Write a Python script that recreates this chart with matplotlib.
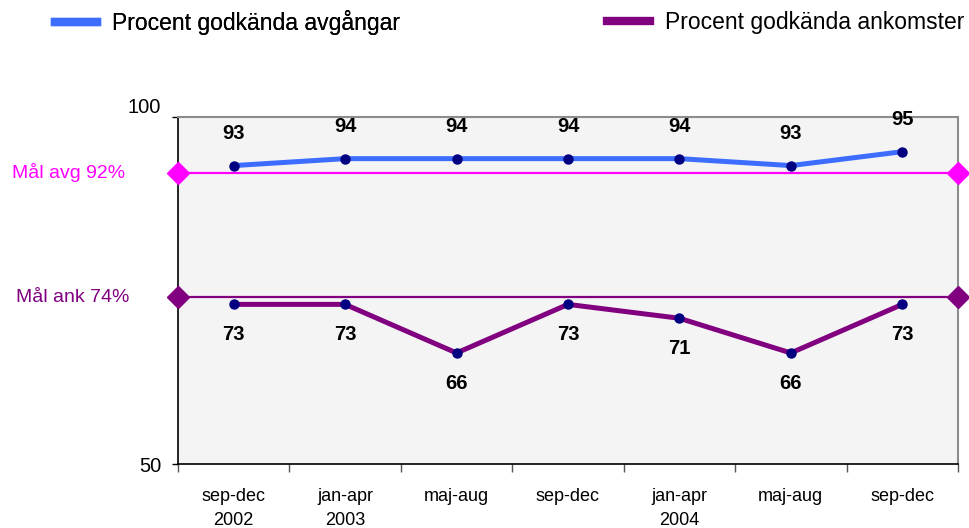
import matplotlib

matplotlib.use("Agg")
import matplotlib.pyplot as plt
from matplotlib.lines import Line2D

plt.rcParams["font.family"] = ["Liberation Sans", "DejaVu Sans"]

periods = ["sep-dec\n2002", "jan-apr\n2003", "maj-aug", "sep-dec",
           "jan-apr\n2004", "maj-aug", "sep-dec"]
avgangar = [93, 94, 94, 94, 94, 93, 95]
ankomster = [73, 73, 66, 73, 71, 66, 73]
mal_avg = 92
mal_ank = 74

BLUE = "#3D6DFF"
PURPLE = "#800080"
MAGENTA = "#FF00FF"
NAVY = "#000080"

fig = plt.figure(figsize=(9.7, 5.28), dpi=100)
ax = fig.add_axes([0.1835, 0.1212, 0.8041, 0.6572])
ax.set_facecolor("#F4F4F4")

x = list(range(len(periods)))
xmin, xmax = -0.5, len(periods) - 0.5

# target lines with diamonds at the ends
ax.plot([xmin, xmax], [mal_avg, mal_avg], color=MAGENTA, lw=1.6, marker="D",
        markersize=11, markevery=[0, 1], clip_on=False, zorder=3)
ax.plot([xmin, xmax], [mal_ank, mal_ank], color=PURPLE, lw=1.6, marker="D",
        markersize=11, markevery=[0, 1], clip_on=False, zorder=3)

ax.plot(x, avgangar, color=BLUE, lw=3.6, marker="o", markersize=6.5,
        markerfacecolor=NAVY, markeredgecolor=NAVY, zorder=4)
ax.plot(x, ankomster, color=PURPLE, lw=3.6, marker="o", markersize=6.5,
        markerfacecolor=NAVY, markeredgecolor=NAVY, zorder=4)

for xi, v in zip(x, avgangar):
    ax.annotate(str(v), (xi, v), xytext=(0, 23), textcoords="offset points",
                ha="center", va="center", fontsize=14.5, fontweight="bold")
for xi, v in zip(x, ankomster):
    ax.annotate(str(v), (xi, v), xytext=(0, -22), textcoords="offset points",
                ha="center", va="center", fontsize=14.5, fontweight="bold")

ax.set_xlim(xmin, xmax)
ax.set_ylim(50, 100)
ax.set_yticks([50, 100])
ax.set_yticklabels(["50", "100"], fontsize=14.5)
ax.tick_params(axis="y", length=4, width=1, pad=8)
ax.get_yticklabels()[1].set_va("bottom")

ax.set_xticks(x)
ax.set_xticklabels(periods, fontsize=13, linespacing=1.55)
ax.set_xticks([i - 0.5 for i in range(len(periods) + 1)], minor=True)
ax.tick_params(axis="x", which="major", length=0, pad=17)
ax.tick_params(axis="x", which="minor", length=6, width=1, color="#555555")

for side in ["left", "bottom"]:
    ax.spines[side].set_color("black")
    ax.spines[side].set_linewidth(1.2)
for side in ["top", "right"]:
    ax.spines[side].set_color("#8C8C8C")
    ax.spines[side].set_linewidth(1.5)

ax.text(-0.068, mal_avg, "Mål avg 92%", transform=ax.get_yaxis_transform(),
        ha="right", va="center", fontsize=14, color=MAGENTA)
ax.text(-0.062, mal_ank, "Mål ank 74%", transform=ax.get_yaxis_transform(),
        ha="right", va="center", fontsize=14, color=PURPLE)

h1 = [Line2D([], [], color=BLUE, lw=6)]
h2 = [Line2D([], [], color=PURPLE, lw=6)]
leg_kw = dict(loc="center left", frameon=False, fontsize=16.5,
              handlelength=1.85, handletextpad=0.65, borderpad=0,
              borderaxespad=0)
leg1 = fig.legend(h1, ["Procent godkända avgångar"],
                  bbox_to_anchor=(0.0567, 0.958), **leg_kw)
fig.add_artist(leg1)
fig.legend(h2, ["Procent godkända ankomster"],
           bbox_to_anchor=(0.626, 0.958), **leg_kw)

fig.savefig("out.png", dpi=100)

■ SHORT PROBLEM:
Repeat the material above word for word and skip every image in it.

■ ANSWER TO THE TASK:
Write a Python script that recreates this chart with matplotlib.
import matplotlib

matplotlib.use("Agg")
import matplotlib.pyplot as plt
from matplotlib.lines import Line2D

plt.rcParams["font.family"] = ["Liberation Sans", "DejaVu Sans"]

periods = ["sep-dec\n2002", "jan-apr\n2003", "maj-aug", "sep-dec",
           "jan-apr\n2004", "maj-aug", "sep-dec"]
avgangar = [93, 94, 94, 94, 94, 93, 95]
ankomster = [73, 73, 66, 73, 71, 66, 73]
mal_avg = 92
mal_ank = 74

BLUE = "#3D6DFF"
PURPLE = "#800080"
MAGENTA = "#FF00FF"
NAVY = "#000080"

fig = plt.figure(figsize=(9.7, 5.28), dpi=100)
ax = fig.add_axes([0.1835, 0.1212, 0.8041, 0.6572])
ax.set_facecolor("#F4F4F4")

x = list(range(len(periods)))
xmin, xmax = -0.5, len(periods) - 0.5

# target lines with diamonds at the ends
ax.plot([xmin, xmax], [mal_avg, mal_avg], color=MAGENTA, lw=1.6, marker="D",
        markersize=11, markevery=[0, 1], clip_on=False, zorder=3)
ax.plot([xmin, xmax], [mal_ank, mal_ank], color=PURPLE, lw=1.6, marker="D",
        markersize=11, markevery=[0, 1], clip_on=False, zorder=3)

ax.plot(x, avgangar, color=BLUE, lw=3.6, marker="o", markersize=6.5,
        markerfacecolor=NAVY, markeredgecolor=NAVY, zorder=4)
ax.plot(x, ankomster, color=PURPLE, lw=3.6, marker="o", markersize=6.5,
        markerfacecolor=NAVY, markeredgecolor=NAVY, zorder=4)

for xi, v in zip(x, avgangar):
    ax.annotate(str(v), (xi, v), xytext=(0, 23), textcoords="offset points",
                ha="center", va="center", fontsize=14.5, fontweight="bold")
for xi, v in zip(x, ankomster):
    ax.annotate(str(v), (xi, v), xytext=(0, -22), textcoords="offset points",
                ha="center", va="center", fontsize=14.5, fontweight="bold")

ax.set_xlim(xmin, xmax)
ax.set_ylim(50, 100)
ax.set_yticks([50, 100])
ax.set_yticklabels(["50", "100"], fontsize=14.5)
ax.tick_params(axis="y", length=4, width=1, pad=8)
ax.get_yticklabels()[1].set_va("bottom")

ax.set_xticks(x)
ax.set_xticklabels(periods, fontsize=13, linespacing=1.55)
ax.set_xticks([i - 0.5 for i in range(len(periods) + 1)], minor=True)
ax.tick_params(axis="x", which="major", length=0, pad=17)
ax.tick_params(axis="x", which="minor", length=6, width=1, color="#555555")

for side in ["left", "bottom"]:
    ax.spines[side].set_color("black")
    ax.spines[side].set_linewidth(1.2)
for side in ["top", "right"]:
    ax.spines[side].set_color("#8C8C8C")
    ax.spines[side].set_linewidth(1.5)

ax.text(-0.068, mal_avg, "Mål avg 92%", transform=ax.get_yaxis_transform(),
        ha="right", va="center", fontsize=14, color=MAGENTA)
ax.text(-0.062, mal_ank, "Mål ank 74%", transform=ax.get_yaxis_transform(),
        ha="right", va="center", fontsize=14, color=PURPLE)

h1 = [Line2D([], [], color=BLUE, lw=6)]
h2 = [Line2D([], [], color=PURPLE, lw=6)]
leg_kw = dict(loc="center left", frameon=False, fontsize=16.5,
              handlelength=1.85, handletextpad=0.65, borderpad=0,
              borderaxespad=0)
leg1 = fig.legend(h1, ["Procent godkända avgångar"],
                  bbox_to_anchor=(0.0567, 0.958), **leg_kw)
fig.add_artist(leg1)
fig.legend(h2, ["Procent godkända ankomster"],
           bbox_to_anchor=(0.626, 0.958), **leg_kw)

fig.savefig("out.png", dpi=100)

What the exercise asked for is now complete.